Model Overview
This model, developed by DavidAU, is a 12 billion parameter Gemma-based instruction-tuned variant, leveraging GLM 4.7 Flash reasoning datasets and HI16 training methods. It is designed to be fully uncensored and offers a unique "variable thinking/instruct" capability, adapting its behavior based on prompt keywords. The model features an extended 128k context window and maintains reasoning stability across a wide temperature range (0.1 to 2.5).
Key Capabilities
- Uncensored Responses: Provides direct answers without refusal, though explicit content may require specific directives.
- Variable Thinking/Instruct: Dynamically switches between instruction-following and deep thinking modes based on prompt cues.
- Enhanced Reasoning: Incorporates detailed and compact reasoning that improves general model operation, output generation, and image processing.
- High Context Window: Supports up to 128k tokens, allowing for extensive input and output.

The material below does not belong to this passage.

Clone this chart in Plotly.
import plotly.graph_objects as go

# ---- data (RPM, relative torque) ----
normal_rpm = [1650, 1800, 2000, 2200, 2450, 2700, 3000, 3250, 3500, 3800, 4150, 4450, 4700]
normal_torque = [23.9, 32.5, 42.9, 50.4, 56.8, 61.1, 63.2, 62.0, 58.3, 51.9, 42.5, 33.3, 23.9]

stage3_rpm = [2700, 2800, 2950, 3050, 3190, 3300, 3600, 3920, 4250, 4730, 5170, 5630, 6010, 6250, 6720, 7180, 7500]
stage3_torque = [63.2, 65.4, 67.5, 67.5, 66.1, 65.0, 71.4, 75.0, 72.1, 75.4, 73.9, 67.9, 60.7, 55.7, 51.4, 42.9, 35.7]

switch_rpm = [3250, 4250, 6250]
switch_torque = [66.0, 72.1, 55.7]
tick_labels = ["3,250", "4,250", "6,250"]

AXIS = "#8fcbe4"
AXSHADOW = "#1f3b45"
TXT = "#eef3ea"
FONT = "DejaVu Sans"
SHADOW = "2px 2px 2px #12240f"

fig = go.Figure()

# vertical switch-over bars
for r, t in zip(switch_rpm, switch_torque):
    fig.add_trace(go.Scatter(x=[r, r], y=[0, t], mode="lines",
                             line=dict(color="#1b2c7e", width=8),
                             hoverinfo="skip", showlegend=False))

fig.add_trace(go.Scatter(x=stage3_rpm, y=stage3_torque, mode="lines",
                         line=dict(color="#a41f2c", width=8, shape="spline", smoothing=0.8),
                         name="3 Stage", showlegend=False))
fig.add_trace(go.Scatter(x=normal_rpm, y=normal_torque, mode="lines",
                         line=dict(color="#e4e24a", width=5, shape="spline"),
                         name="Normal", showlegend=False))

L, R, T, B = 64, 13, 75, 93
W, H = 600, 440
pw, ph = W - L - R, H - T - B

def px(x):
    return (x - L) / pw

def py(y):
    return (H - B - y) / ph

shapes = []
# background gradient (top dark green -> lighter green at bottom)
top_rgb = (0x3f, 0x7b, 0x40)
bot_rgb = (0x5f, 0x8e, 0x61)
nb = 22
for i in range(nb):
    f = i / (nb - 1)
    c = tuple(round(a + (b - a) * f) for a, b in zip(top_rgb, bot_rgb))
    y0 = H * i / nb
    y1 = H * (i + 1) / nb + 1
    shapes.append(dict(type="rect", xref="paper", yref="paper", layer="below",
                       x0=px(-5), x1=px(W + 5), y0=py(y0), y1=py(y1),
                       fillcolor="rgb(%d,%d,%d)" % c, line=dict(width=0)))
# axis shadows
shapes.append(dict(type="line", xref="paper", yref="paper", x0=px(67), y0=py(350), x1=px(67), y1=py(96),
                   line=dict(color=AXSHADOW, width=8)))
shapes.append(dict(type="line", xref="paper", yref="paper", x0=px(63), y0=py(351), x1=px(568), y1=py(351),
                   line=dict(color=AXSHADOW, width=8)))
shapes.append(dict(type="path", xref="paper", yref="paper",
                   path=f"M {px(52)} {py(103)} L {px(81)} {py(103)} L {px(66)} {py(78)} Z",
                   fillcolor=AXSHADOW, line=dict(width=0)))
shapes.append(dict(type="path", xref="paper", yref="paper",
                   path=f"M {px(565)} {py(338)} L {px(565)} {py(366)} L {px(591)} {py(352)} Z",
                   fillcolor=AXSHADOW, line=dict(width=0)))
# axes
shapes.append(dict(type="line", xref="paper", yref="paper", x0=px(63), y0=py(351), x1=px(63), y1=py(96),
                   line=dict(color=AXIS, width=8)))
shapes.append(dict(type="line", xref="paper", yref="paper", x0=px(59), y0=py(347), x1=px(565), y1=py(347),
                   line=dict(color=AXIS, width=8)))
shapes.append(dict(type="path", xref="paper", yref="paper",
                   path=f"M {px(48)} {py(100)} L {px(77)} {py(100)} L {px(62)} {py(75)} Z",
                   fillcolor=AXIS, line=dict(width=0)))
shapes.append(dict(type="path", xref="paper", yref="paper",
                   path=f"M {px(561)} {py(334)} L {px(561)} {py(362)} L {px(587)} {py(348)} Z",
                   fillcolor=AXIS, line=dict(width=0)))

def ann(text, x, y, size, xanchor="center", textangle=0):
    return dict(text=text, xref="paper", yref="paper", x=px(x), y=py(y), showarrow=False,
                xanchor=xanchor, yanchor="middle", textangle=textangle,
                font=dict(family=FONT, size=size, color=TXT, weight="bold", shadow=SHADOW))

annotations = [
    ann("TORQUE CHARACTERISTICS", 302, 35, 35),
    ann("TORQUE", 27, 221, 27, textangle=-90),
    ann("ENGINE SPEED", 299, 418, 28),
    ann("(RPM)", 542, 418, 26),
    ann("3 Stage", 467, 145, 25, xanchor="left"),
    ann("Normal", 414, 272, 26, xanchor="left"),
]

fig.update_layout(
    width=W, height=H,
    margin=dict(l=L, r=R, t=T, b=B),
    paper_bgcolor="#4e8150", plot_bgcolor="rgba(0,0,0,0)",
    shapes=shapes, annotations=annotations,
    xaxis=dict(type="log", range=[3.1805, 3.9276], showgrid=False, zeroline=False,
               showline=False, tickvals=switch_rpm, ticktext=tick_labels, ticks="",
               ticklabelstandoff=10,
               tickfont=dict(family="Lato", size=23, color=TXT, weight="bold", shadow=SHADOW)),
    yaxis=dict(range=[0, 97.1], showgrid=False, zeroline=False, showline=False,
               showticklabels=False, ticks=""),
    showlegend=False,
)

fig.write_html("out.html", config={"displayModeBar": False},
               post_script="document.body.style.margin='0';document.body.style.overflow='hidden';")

- Improved Quantization: The model's architecture, with a manually split and trained output tensor, is noted to improve general quantization quality.
Benchmarks & Decensoring
Compared to its uncensored base, this model shows improved performance across several benchmarks, including arc_challenge, hellaswag, and piqa. Notably, its KL divergence is 0.0826, indicating minimal damage from the decensoring process, and it significantly reduces refusals from 98/100 to 7/100 compared to the original google/gemma-3-12b-it.
Good for
- Use cases requiring uncensored and direct responses.
- Applications benefiting from deep, detailed, and compact reasoning.
- Scenarios where variable instruction-following and thinking capabilities are advantageous.
- Tasks involving image processing that can benefit from enhanced reasoning.
- Developers seeking a Gemma-based model with a large context window and robust performance.